#### [Exercise]
Write each line of the material exactly as given, from the top through the line that contains "25.35, 15.68, 9.70, 6.77];", and omit all pictures.
--- start of Material provided ---
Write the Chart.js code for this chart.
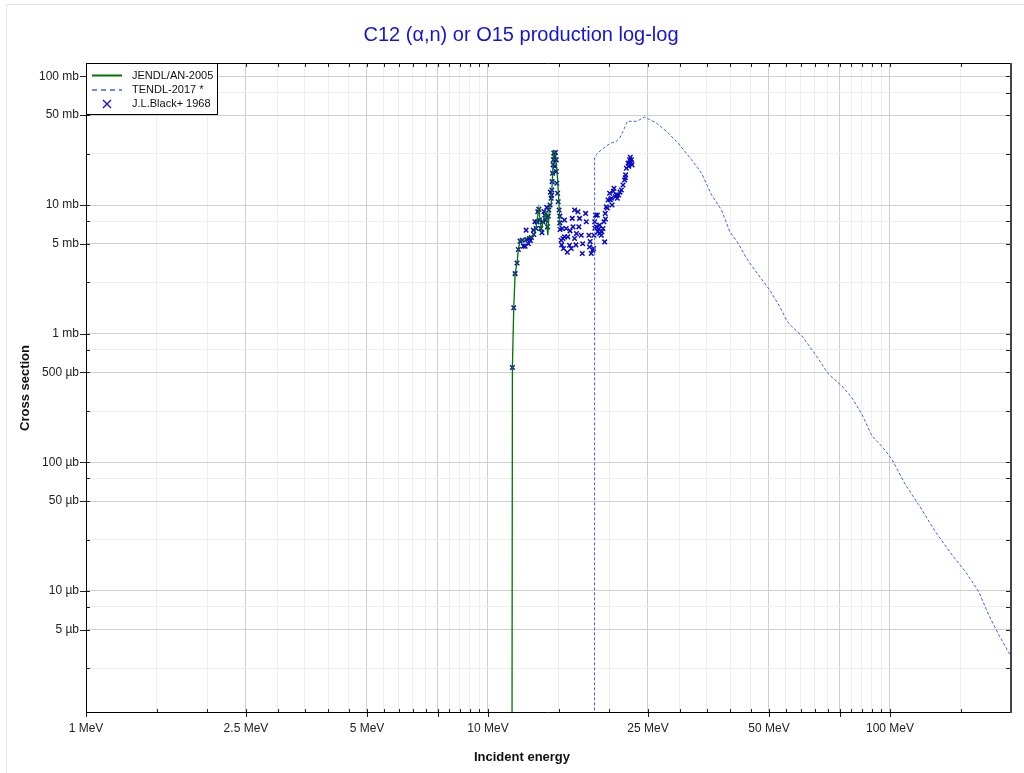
<!DOCTYPE html>
<html>
<head>
<meta charset="utf-8">
<script src="https://cdn.jsdelivr.net/npm/chart.js@4.4.0/dist/chart.umd.min.js"></script>
<style>
  body { margin: 0; background: #fff; }
  canvas { display: block; }
</style>
</head>
<body>
<canvas id="xs-canvas" width="1024" height="773"></canvas>
<script>
// JENDL/AN-2005 evaluation (MeV, mb)
var jendlE = [11.45, 11.50, 11.59, 11.68, 11.81, 11.90, 12.02, 12.34, 12.60, 12.96,
              13.17, 13.38, 13.56, 13.74, 13.90, 14.09, 14.22, 14.36, 14.50, 14.58,
              14.72, 14.90, 15.03, 15.11];
var jendlXS = [0.000001, 0.545, 1.59, 2.93, 3.54, 4.51, 5.33, 5.33, 5.66, 5.66,
               6.77, 9.44, 6.38, 7.64, 8.86, 5.83, 9.70, 10.0, 18.77, 26.3,
               25.35, 15.68, 9.70, 6.77];

// TENDL-2017 (MeV, mb)
var tendlE = [18.40, 18.42, 18.59, 19.13, 19.89, 20.46, 20.86, 21.26, 21.67, 22.22,
              22.73, 23.39, 23.84, 24.54, 25.25, 26.24, 27.79, 29.73, 32.08, 33.98,
              35.98, 38.11, 39.98, 41.95, 44.00, 46.14, 50.29, 53.27, 55.36, 56.97,
              60.33, 65.14, 70.33, 75.93, 80.39, 85.15, 90.19, 95.5, 101.2, 109.2,
              117.9, 129.7, 142.8, 154.1, 166.4, 176.2, 186.7, 200];
var tendlXS = [0.000001, 23.3, 24.6, 26.9, 29.4, 30.7, 31.3, 33.2, 37.4, 44.8,
               44.8, 44.8, 46.1, 48.4, 46.1, 43.5, 37.4, 30.3, 22.5, 17.7,
               12.0, 9.14, 6.18, 5.02, 3.84, 3.11, 2.17, 1.61, 1.26, 1.135,
               0.965, 0.693, 0.484, 0.392, 0.318, 0.236, 0.160, 0.133, 0.105, 0.0670,
               0.0468, 0.0289, 0.0190, 0.0141, 0.00982, 0.00645, 0.00451, 0.00310];

// J.L.Black+ 1968 measurement (MeV, mb)
var blackE = [11.50, 11.59, 11.68, 11.81, 11.90, 12.02, 12.16, 12.25, 12.37, 12.44,
              12.49, 12.68, 12.82, 12.97, 13.08, 13.17, 13.30, 13.38, 13.43, 13.53,
              13.69, 13.85, 13.95, 14.06, 14.17, 14.27, 14.36, 14.42, 14.44, 14.47,
              14.52, 14.58, 14.72, 14.78, 14.78, 14.83, 14.90, 14.95, 15.03, 15.09,
              15.09, 15.11, 15.21, 15.30, 15.36, 15.41, 15.50, 15.50, 15.65, 15.80,
              15.95, 16.11, 16.20, 16.27, 16.42, 16.42, 16.74, 16.83, 16.89, 17.06,
              17.16, 17.49, 17.56, 17.83, 17.89, 18.07, 18.24, 18.35, 18.42, 18.52,
              18.59, 18.70, 18.77, 18.95, 18.95, 19.13, 19.32, 19.43, 19.51, 19.57,
              19.69, 19.89, 20.07, 20.27, 20.35, 20.58, 20.74, 20.98, 21.13, 21.46,
              21.67, 21.88, 22.00, 22.09, 22.31, 22.51, 22.73, 22.82,
              12.60, 12.75, 13.00, 13.25, 13.62, 13.78, 14.00, 14.12, 14.30, 14.40,
              14.55, 14.62, 14.66, 15.25, 15.75, 16.00, 16.55, 16.60, 17.20, 17.95,
              18.30, 18.45, 18.85, 19.20, 19.60, 19.80, 20.15, 20.50, 20.85, 21.30,
              21.95, 22.40, 22.60, 22.70];
var blackXS = [0.545, 1.59, 2.93, 3.54, 4.51, 5.24, 5.33, 4.78, 4.78, 6.38,
               5.40, 5.49, 5.59, 6.38, 7.42, 6.58, 8.86, 9.26, 7.64, 6.58,
               7.42, 8.35, 7.64, 6.77, 9.14, 10.0, 11.28, 13.10, 15.21, 17.69,
               20.54, 25.35, 25.6, 22.47, 18.2, 14.77, 12.34, 10.61, 9.14, 8.20,
               7.27, 6.46, 5.33, 6.58, 5.49, 4.59, 7.64, 5.66, 6.58, 5.66,
               4.87, 4.59, 7.88, 6.77, 5.49, 9.14, 8.86, 6.77, 7.88, 5.83,
               4.20, 8.61, 7.42, 5.83, 4.72, 4.20, 4.45, 5.83, 7.42, 8.35,
               6.77, 8.35, 6.19, 6.98, 6.01, 5.83, 6.58, 7.42, 5.17, 8.61,
               9.70, 10.94, 12.34, 11.28, 10.0, 13.51, 11.61, 11.28, 11.97, 13.10,
               14.33, 15.68, 17.16, 19.35, 21.18, 22.47, 22.47, 20.54,
               5.0, 5.3, 5.9, 7.4, 6.1, 8.9, 9.6, 8.2, 12.6, 11.9,
               22.5, 24.0, 20.0, 4.9, 4.3, 6.3, 4.9, 6.0, 5.0, 5.2,
               4.6, 6.6, 6.5, 6.2, 7.8, 9.5, 11.0, 12.8, 12.0, 12.6,
               16.3, 20.0, 23.5, 21.5];

var seriesNames = ["JENDL/AN-2005", "TENDL-2017 *", "J.L.Black+ 1968"];

var xLabelValues = [1, 2.5, 5, 10, 25, 50, 100];
var xTickLabels = ["1 MeV", "2.5 MeV", "5 MeV", "10 MeV", "25 MeV", "50 MeV", "100 MeV"];
var yLabelValues = [100, 50, 10, 5, 1, 0.5, 0.1, 0.05, 0.01, 0.005];
var yTickLabels = ["100 mb", "50 mb", "10 mb", "5 mb", "1 mb", "500 µb", "100 µb", "50 µb", "10 µb", "5 µb"];

var X_MIN = 1, X_MAX = 200, Y_MIN = 0.001124, Y_MAX = 127.2;

function pairs(xs, ys) {
    return xs.map(function(x, i) { return {x: x, y: ys[i]}; });
}
function near(a, b) { return Math.abs(a - b) <= Math.abs(b) * 1e-6; }
function inList(v, list) { return list.some(function(l) { return near(v, l); }); }
function labelFor(v, vals, labels) {
    for (var i = 0; i < vals.length; i++) if (near(v, vals[i])) return labels[i];
    return "";
}

// tick positions: every half unit of each decade on x, 1/2.5/5/7.5 on y
var xTicks = [];
for (var d = 0; d <= 2; d++) {
    for (var m = 1; m < 10; m += 0.5) {
        var v = m * Math.pow(10, d);
        if (v <= X_MAX + 1e-9) xTicks.push(v);
    }
}
var xMajor = [];
[1, 2.5, 5, 7.5].forEach(function(m) { for (var d = 0; d <= 2; d++) xMajor.push(m * Math.pow(10, d)); });
var yTicks = [];
for (var e = -3; e <= 2; e++) {
    [1, 2.5, 5, 7.5].forEach(function(m) {
        var v = m * Math.pow(10, e);
        if (v >= Y_MIN && v <= Y_MAX) yTicks.push(v);
    });
}

var GRID_DARK = "#cfcfcf", GRID_LIGHT = "#eeeeee";
var GREEN = "rgb(0,115,0)", BLUE_DASH = "rgb(60,100,235)", MARK = "rgb(10,10,195)";

var decor = {
    id: "decor",
    beforeDraw: function(chart) {
        var ctx = chart.ctx;
        ctx.save();
        ctx.fillStyle = "#fff";
        ctx.fillRect(0, 0, chart.width, chart.height);
        ctx.strokeStyle = "#e4e4e4";
        ctx.lineWidth = 1;
        ctx.strokeRect(6.5, 4.5, 1100, 1000);
        ctx.restore();
    },
    afterDraw: function(chart) {
        var ctx = chart.ctx, a = chart.chartArea, xs = chart.scales.x, ys = chart.scales.y;
        ctx.save();
        // tick marks
        ctx.strokeStyle = "#222";
        ctx.lineWidth = 1;
        ctx.beginPath();
        xTicks.forEach(function(v) {
            var px = Math.round(xs.getPixelForValue(v)) + 0.5;
            var big = inList(v, xMajor);
            ctx.moveTo(px, a.bottom - 4); ctx.lineTo(px, a.bottom + (big ? 4 : 0));
            ctx.moveTo(px, a.top); ctx.lineTo(px, a.top + 4);
        });
        yTicks.forEach(function(v) {
            var py = Math.round(ys.getPixelForValue(v)) + 0.5;
            var big = inList(v, yLabelValues);
            ctx.moveTo(a.left - (big ? 6 : 0), py); ctx.lineTo(a.left + 4, py);
            ctx.moveTo(a.right - 5, py); ctx.lineTo(a.right, py);
        });
        ctx.stroke();
        // frame
        ctx.strokeStyle = "#000";
        ctx.beginPath();
        ctx.moveTo(a.left + 0.5, a.top + 0.5); ctx.lineTo(a.right, a.top + 0.5);
        ctx.moveTo(a.left + 0.5, a.top); ctx.lineTo(a.left + 0.5, a.bottom);
        ctx.moveTo(a.left, a.bottom - 0.5); ctx.lineTo(a.right, a.bottom - 0.5);
        ctx.stroke();
        ctx.strokeStyle = "#444";
        ctx.lineWidth = 2;
        ctx.beginPath();
        ctx.moveTo(a.right, a.top); ctx.lineTo(a.right, a.bottom);
        ctx.stroke();

        // legend
        var lx = a.left + 0.5, ly = a.top + 0.5, lw = 131, lh = 51;
        ctx.fillStyle = "#fff";
        ctx.fillRect(lx, ly, lw, lh);
        ctx.strokeStyle = "#000";
        ctx.lineWidth = 1;
        ctx.strokeRect(lx, ly, lw, lh);
        ctx.font = "11px 'Liberation Sans', Arial, sans-serif";
        ctx.textBaseline = "middle";
        ctx.textAlign = "left";
        var rows = [ly + 12, ly + 26.5, ly + 40.5];
        ctx.strokeStyle = GREEN; ctx.lineWidth = 2;
        ctx.beginPath(); ctx.moveTo(92, rows[0]); ctx.lineTo(122, rows[0]); ctx.stroke();
        ctx.strokeStyle = BLUE_DASH; ctx.lineWidth = 1.5; ctx.setLineDash([5, 4]);
        ctx.beginPath(); ctx.moveTo(92, rows[1]); ctx.lineTo(122, rows[1]); ctx.stroke();
        ctx.setLineDash([]);
        ctx.strokeStyle = MARK; ctx.lineWidth = 1.2;
        ctx.beginPath();
        ctx.moveTo(103, rows[2] - 4); ctx.lineTo(111, rows[2] + 4);
        ctx.moveTo(111, rows[2] - 4); ctx.lineTo(103, rows[2] + 4);
        ctx.stroke();
        ctx.fillStyle = "#111";
        seriesNames.forEach(function(n, i) { ctx.fillText(n, 132, rows[i]); });

        // titles
        ctx.fillStyle = "rgb(20,20,210)";
        ctx.textAlign = "center";
        ctx.font = "20px 'Liberation Sans', Arial, sans-serif";
        ctx.fillText("C12 (α,n) or O15 production log-log", 521, 35);
        ctx.fillStyle = "#111";
        ctx.font = "bold 13px 'Liberation Sans', Arial, sans-serif";
        ctx.fillText("Incident energy", 522, 757);
        ctx.translate(25, 388);
        ctx.rotate(-Math.PI / 2);
        ctx.fillText("Cross section", 0, 0);
        ctx.restore();
    }
};

document.addEventListener("DOMContentLoaded", function() {
    Chart.defaults.font.family = "'Liberation Sans', Arial, sans-serif";
    var ctx = document.getElementById("xs-canvas").getContext("2d");
    new Chart(ctx, {
        type: "scatter",
        data: {
            datasets: [{
                label: seriesNames[0],
                data: pairs(jendlE, jendlXS),
                showLine: true,
                borderColor: GREEN,
                borderWidth: 1.3,
                pointRadius: 0,
                tension: 0
            }, {
                label: seriesNames[1],
                data: pairs(tendlE, tendlXS),
                showLine: true,
                borderColor: BLUE_DASH,
                borderWidth: 1,
                borderDash: [3, 2],
                pointRadius: 0,
                tension: 0
            }, {
                label: seriesNames[2],
                data: pairs(blackE, blackXS),
                showLine: false,
                pointStyle: "crossRot",
                pointRadius: 3.2,
                borderColor: MARK,
                backgroundColor: MARK,
                pointBorderWidth: 1.5
            }]
        },
        options: {
            responsive: false,
            animation: false,
            layout: { padding: { top: 63, right: 13, bottom: 0, left: 0 } },
            plugins: {
                legend: { display: false },
                title: { display: false },
                tooltip: { enabled: false }
            },
            scales: {
                x: {
                    type: "logarithmic",
                    position: "bottom",
                    min: X_MIN,
                    max: X_MAX,
                    bounds: "data",
                    afterBuildTicks: function(s) { s.ticks = xTicks.map(function(v) { return {value: v}; }); },
                    afterFit: function(s) { s.height = 60; },
                    border: { display: false },
                    grid: {
                        drawTicks: false,
                        color: function(c) { return c.tick && inList(c.tick.value, xMajor) ? GRID_DARK : GRID_LIGHT; }
                    },
                    ticks: {
                        autoSkip: false,
                        maxRotation: 0,
                        padding: 8,
                        color: "#222",
                        font: { size: 12 },
                        callback: function(v) { return labelFor(v, xLabelValues, xTickLabels); }
                    }
                },
                y: {
                    type: "logarithmic",
                    position: "left",
                    min: Y_MIN,
                    max: Y_MAX,
                    bounds: "data",
                    afterBuildTicks: function(s) { s.ticks = yTicks.map(function(v) { return {value: v}; }); },
                    afterFit: function(s) { s.width = 86; },
                    border: { display: false },
                    grid: {
                        drawTicks: false,
                        color: function(c) { return c.tick && inList(c.tick.value, yLabelValues) ? GRID_DARK : GRID_LIGHT; }
                    },
                    ticks: {
                        autoSkip: false,
                        padding: 7,
                        color: "#222",
                        font: { size: 12 },
                        callback: function(v) { return labelFor(v, yLabelValues, yTickLabels); }
                    }
                }
            }
        },
        plugins: [decor]
    });
});
</script>
</body>
</html>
--- end of Material provided ---
#### [Output]
Write the Chart.js code for this chart.
<!DOCTYPE html>
<html>
<head>
<meta charset="utf-8">
<script src="https://cdn.jsdelivr.net/npm/chart.js@4.4.0/dist/chart.umd.min.js"></script>
<style>
  body { margin: 0; background: #fff; }
  canvas { display: block; }
</style>
</head>
<body>
<canvas id="xs-canvas" width="1024" height="773"></canvas>
<script>
// JENDL/AN-2005 evaluation (MeV, mb)
var jendlE = [11.45, 11.50, 11.59, 11.68, 11.81, 11.90, 12.02, 12.34, 12.60, 12.96,
              13.17, 13.38, 13.56, 13.74, 13.90, 14.09, 14.22, 14.36, 14.50, 14.58,
              14.72, 14.90, 15.03, 15.11];
var jendlXS = [0.000001, 0.545, 1.59, 2.93, 3.54, 4.51, 5.33, 5.33, 5.66, 5.66,
               6.77, 9.44, 6.38, 7.64, 8.86, 5.83, 9.70, 10.0, 18.77, 26.3,
               25.35, 15.68, 9.70, 6.77];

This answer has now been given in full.